__Your instructions__.
Only the lines from the start of the data through the line containing "Chart.register(...registerables);" should be written out, exactly as they are, with both ends included and the pictures left out.

__Provided material__.
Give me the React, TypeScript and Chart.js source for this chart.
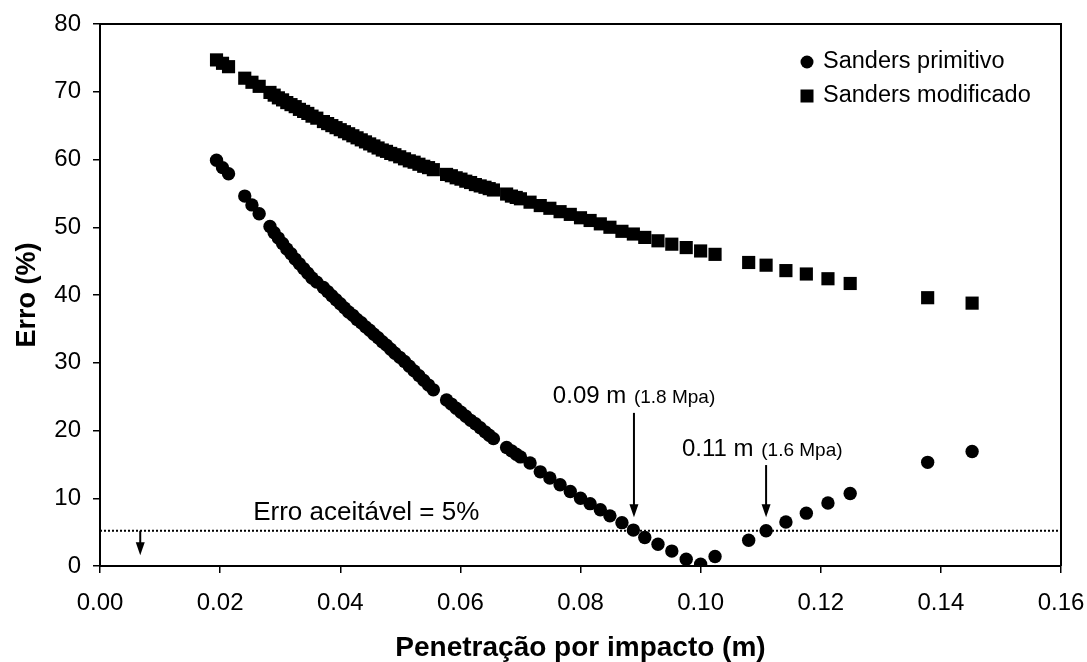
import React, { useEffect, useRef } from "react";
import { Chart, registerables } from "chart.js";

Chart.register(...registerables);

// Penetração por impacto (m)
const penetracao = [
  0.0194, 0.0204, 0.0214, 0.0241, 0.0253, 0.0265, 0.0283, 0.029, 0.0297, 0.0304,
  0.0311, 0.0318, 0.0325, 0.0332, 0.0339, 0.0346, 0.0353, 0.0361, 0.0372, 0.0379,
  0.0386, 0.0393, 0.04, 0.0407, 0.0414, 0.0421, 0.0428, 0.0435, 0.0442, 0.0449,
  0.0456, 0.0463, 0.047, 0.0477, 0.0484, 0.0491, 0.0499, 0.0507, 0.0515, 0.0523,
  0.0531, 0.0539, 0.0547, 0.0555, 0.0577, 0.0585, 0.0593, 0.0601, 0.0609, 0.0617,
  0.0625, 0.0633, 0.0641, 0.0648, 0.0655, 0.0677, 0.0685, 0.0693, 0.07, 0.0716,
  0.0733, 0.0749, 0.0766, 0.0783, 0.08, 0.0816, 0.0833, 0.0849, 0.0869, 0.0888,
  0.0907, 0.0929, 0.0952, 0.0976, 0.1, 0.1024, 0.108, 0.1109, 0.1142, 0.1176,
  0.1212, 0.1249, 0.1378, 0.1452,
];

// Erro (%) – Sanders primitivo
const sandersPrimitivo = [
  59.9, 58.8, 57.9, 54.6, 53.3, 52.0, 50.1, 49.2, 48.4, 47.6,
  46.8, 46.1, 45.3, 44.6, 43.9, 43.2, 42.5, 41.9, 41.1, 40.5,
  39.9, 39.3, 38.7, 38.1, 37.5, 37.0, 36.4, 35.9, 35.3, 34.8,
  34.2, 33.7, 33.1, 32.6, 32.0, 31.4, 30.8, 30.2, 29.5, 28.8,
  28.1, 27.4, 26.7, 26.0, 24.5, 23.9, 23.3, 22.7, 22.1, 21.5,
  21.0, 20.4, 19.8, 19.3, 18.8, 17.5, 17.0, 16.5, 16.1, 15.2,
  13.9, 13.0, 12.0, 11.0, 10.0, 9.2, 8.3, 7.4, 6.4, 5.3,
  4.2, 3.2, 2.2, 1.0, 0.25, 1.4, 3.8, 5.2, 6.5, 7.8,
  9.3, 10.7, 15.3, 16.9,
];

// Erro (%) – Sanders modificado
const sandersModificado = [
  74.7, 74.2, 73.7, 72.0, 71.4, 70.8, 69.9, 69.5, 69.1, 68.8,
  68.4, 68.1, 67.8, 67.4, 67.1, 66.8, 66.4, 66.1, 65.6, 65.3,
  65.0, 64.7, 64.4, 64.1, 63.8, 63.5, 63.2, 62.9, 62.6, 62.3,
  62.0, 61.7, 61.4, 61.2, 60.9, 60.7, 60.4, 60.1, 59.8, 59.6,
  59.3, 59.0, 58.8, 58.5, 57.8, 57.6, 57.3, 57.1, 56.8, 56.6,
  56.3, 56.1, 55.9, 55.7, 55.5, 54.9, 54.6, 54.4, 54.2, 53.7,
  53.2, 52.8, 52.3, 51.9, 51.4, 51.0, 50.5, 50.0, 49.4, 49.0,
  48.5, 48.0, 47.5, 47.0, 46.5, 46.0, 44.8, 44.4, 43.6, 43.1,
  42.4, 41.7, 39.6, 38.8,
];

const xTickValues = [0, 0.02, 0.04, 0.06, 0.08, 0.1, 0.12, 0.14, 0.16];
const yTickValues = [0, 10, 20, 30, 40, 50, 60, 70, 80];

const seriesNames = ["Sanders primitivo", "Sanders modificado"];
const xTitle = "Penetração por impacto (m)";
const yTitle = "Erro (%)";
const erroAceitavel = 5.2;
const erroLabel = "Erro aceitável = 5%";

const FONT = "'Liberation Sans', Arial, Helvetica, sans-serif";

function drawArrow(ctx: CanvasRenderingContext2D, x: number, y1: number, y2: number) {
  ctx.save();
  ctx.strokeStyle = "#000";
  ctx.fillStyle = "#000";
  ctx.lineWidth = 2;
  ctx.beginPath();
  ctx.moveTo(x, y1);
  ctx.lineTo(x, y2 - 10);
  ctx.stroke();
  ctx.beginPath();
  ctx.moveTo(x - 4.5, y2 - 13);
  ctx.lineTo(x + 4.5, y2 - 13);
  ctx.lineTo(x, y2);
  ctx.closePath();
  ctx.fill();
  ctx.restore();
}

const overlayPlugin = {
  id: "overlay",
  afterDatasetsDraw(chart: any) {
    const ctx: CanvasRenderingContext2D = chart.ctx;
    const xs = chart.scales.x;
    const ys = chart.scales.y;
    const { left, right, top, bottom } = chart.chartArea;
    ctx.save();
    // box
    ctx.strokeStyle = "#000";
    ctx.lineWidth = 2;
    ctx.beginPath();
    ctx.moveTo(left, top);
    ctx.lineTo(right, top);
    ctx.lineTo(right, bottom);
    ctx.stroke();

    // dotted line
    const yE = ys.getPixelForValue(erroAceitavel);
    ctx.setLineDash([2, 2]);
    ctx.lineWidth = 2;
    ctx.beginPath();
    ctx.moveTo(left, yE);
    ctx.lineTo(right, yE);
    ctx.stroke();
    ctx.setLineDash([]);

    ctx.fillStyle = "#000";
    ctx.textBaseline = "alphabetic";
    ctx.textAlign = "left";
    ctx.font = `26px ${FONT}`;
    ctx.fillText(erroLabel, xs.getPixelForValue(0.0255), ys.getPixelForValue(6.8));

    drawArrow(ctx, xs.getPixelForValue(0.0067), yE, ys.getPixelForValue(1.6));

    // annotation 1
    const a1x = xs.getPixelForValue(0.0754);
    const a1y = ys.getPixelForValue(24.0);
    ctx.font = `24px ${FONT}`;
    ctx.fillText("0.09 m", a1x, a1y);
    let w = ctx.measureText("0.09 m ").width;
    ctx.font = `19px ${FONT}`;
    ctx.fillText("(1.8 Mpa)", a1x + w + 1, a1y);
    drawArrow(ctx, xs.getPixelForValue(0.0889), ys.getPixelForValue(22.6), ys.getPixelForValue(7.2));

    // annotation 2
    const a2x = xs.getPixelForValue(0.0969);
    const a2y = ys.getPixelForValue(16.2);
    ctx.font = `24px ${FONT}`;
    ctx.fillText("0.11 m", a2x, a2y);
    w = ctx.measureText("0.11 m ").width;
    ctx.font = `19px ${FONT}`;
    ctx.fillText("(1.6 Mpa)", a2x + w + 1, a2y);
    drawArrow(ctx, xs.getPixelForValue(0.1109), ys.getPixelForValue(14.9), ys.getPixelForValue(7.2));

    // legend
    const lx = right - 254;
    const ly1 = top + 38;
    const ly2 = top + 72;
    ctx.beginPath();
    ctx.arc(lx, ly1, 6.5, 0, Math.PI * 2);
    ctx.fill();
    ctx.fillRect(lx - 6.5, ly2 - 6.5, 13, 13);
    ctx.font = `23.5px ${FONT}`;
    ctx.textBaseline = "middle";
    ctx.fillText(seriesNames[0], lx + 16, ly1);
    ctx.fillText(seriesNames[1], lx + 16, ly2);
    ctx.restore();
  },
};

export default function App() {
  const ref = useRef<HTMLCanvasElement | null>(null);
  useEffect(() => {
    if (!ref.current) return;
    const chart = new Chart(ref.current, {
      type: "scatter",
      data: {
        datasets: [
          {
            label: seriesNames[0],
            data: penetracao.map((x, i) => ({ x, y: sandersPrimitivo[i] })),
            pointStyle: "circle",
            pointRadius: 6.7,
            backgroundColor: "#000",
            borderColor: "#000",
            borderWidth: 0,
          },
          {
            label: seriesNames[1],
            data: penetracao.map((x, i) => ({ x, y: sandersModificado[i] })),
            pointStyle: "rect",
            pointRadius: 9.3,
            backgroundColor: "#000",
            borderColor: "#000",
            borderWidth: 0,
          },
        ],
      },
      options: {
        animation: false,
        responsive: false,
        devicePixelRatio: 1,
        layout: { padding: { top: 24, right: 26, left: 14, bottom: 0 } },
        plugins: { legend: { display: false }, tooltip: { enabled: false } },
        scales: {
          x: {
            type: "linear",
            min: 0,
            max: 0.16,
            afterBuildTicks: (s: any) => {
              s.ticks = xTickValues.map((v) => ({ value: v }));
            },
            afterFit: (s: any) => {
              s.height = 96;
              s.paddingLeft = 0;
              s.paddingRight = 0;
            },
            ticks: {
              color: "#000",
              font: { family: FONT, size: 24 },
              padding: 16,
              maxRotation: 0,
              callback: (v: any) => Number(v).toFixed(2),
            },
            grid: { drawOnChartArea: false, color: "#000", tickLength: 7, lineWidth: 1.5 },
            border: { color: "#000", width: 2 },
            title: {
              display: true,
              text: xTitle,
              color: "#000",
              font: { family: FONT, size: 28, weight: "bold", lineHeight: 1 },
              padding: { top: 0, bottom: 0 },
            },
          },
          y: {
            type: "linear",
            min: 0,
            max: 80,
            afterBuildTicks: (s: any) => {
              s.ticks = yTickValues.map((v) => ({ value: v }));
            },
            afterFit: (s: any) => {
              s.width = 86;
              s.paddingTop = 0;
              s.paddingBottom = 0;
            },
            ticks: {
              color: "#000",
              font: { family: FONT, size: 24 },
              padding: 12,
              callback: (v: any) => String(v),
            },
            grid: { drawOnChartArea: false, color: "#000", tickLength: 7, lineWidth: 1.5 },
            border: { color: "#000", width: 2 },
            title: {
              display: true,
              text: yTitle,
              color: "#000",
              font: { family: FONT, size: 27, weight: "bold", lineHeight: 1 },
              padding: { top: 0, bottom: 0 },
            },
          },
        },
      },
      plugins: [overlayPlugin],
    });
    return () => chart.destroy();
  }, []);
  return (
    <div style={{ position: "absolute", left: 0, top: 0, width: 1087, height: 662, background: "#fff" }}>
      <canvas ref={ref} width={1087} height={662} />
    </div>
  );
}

__The answer__.
Give me the React, TypeScript and Chart.js source for this chart.
import React, { useEffect, useRef } from "react";
import { Chart, registerables } from "chart.js";

Chart.register(...registerables);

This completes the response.